The climate action report was prepared by a Climate Action Planning Group that has met regularly since January.
A subcommittee of the city Planning Commission will continue to refine the document and forward publicly-vetted recommendations to the City Council, Dubuc said.
“The only direct cost related to this project is a $600 membership in International Council for Local Environment Initiatives (ICLEI),” Dubuc said in his memo to the council.
“ICLEI membership provides tools for future research, data collection and planning activities. It is widely used as the standard for collecting greenhouse gas emissions data and a tool that both Clallam County and Jefferson County have used.”
The community-driven climate action plan, entitled “Resiliency Plan: Recommendations Addressing Climate Change for the City of Port Angeles,” makes a series of recommendations for climate change mitigation and adaptation.

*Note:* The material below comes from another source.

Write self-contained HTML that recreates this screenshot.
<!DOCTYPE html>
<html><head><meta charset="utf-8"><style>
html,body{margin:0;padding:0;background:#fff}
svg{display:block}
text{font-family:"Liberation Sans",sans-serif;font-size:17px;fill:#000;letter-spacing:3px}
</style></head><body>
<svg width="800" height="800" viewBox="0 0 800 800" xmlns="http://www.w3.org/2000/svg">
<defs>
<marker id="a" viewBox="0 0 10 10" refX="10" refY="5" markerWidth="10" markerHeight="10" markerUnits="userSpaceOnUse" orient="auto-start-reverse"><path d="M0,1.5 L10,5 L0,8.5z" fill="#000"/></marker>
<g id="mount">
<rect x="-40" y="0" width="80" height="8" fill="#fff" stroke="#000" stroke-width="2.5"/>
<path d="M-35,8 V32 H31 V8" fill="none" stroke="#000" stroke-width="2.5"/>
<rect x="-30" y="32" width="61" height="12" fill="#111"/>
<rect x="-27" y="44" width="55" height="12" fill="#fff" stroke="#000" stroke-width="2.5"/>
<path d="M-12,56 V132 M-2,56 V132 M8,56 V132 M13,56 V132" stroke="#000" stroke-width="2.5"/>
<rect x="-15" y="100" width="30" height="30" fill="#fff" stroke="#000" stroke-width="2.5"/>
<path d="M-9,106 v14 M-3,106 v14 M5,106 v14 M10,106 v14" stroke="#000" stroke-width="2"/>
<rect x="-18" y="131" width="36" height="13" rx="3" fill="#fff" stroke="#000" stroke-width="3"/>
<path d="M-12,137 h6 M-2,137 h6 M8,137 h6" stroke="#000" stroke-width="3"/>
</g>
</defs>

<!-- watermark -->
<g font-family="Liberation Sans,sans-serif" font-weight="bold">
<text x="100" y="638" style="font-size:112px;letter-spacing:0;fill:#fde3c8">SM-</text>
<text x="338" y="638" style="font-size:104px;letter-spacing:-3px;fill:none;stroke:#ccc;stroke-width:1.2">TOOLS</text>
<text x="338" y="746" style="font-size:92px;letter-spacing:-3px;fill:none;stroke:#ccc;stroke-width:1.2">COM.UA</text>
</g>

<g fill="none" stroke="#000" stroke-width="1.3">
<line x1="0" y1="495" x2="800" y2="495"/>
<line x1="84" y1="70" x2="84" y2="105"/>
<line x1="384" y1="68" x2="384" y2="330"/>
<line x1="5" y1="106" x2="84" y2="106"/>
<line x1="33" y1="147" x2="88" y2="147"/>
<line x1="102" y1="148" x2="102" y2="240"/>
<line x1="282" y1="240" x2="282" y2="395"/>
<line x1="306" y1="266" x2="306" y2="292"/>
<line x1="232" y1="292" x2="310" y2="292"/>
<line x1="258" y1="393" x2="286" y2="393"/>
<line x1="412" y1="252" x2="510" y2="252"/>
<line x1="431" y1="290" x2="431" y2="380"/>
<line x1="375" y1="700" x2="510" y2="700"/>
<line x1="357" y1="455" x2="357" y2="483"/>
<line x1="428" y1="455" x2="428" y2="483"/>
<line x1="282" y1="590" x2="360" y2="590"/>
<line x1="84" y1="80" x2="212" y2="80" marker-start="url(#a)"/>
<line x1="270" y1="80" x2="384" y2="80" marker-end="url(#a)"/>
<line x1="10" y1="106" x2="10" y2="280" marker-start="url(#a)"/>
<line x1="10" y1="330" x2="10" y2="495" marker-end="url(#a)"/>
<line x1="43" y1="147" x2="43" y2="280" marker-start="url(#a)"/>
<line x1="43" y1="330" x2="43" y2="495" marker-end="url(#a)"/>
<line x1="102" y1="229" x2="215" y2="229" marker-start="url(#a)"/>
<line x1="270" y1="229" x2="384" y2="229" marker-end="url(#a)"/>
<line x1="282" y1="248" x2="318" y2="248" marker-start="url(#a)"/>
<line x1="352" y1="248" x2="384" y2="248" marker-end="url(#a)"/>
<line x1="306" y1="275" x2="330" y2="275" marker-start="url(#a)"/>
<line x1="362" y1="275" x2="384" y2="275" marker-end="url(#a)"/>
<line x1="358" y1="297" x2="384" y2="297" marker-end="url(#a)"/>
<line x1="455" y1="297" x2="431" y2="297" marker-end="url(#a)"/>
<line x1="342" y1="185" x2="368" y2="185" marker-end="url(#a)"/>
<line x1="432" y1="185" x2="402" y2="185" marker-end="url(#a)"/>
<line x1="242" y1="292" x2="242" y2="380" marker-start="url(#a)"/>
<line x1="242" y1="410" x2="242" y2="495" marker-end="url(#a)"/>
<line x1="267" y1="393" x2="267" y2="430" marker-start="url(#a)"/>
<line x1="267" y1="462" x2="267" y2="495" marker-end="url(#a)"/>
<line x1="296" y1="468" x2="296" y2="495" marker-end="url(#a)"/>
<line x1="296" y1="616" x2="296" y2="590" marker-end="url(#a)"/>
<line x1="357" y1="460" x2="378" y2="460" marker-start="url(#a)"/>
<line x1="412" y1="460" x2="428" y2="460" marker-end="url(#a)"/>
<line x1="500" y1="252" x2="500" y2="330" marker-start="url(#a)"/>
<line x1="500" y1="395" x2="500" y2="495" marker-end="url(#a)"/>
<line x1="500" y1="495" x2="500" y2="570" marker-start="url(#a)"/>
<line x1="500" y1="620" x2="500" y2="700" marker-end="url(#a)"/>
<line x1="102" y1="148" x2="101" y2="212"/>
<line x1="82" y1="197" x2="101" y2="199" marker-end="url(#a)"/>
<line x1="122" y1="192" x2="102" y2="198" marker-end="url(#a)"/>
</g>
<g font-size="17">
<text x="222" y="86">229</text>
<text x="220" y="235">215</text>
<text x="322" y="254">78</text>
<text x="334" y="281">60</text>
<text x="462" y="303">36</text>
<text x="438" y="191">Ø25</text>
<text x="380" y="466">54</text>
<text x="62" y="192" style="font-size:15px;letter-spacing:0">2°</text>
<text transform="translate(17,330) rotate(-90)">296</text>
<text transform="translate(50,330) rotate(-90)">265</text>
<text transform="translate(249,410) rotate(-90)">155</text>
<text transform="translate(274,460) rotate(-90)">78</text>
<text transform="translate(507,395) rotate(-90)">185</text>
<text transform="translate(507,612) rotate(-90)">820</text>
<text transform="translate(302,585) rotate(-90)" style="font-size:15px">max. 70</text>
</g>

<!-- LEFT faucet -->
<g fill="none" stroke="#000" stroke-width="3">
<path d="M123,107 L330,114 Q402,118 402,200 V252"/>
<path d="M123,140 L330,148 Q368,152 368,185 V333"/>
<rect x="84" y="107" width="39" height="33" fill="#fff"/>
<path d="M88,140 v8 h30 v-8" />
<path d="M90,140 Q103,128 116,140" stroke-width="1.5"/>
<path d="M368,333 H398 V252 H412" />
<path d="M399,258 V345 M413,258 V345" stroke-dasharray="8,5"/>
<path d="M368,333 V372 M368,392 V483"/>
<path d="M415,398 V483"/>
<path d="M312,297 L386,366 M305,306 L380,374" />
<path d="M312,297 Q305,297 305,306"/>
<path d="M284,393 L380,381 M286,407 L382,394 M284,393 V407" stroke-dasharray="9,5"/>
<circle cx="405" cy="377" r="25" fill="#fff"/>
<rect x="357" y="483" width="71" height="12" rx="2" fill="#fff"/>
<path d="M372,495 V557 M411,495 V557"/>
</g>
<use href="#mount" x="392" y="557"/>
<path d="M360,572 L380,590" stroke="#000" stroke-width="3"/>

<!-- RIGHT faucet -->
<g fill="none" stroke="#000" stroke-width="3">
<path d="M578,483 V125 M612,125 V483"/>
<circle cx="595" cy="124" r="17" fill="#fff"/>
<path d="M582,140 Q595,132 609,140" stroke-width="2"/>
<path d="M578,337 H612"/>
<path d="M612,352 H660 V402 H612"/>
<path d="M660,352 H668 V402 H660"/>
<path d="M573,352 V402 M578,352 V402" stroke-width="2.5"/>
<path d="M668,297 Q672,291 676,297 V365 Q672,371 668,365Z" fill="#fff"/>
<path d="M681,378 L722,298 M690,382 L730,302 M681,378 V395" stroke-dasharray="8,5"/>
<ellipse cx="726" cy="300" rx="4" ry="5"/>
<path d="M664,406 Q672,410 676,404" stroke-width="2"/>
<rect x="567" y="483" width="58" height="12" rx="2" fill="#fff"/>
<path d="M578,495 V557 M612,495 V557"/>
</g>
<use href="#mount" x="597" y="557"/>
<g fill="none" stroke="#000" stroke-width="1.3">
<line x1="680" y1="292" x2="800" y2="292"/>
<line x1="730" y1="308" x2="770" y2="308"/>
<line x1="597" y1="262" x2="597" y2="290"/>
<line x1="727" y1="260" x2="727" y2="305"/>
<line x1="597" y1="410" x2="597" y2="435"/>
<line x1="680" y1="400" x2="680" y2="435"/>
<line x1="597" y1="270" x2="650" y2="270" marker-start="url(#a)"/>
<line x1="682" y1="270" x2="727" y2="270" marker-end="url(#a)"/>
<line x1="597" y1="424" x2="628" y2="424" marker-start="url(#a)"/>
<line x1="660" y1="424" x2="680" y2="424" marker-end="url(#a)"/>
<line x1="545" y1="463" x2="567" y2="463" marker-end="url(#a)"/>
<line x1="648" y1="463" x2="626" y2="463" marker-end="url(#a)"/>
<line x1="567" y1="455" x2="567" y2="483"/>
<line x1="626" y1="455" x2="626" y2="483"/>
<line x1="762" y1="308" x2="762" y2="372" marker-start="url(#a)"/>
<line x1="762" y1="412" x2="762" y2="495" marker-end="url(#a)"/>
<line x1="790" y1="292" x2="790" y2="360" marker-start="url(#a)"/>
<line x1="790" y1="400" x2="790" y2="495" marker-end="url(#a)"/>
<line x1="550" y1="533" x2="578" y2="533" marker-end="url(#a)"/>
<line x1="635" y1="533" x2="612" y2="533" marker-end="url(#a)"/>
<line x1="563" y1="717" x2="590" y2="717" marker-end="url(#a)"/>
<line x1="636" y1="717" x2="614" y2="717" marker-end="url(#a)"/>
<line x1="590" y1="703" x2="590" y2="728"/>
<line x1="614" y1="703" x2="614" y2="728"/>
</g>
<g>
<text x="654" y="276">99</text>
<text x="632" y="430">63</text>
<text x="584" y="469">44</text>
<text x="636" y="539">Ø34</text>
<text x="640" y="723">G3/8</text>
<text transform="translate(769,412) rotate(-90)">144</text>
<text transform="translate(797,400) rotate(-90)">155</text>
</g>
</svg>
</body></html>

Mitigation involves a focus on reducing greenhouse gas emissions and stemming climate change through measures like energy conservation and renewable energy, Dubuc said.
Adaptation involves activities designed to reduce and minimize the harmful consequences of a warming climate.
The Climate Action Planning Group has asked the council to take action Wednesday on the following recommendations:
• Authorize a comprehensive greenhouse gas emissions inventory to establish baselines for measuring progress. The task should be competed by the end of 2020.
• Integrate climate considerations more explicitly into the city’s existing planning efforts.
• Continue to emphasize a reduction in city-wide energy use by increasing public transporation and electric vehicles, developing infrastructure to promote bicycling and walking, moving towards a 100 percent clean, renewable and non-hydropower source of electricity by 2030, increasing conservation and energy efficiency in city buildings and encouraging the use of renewable energy.
The climate action plan includes map that show projected sea level rise in Port Angeles by 2050 and 2100.
The report is available on the city’s website, www.cityofpa.us.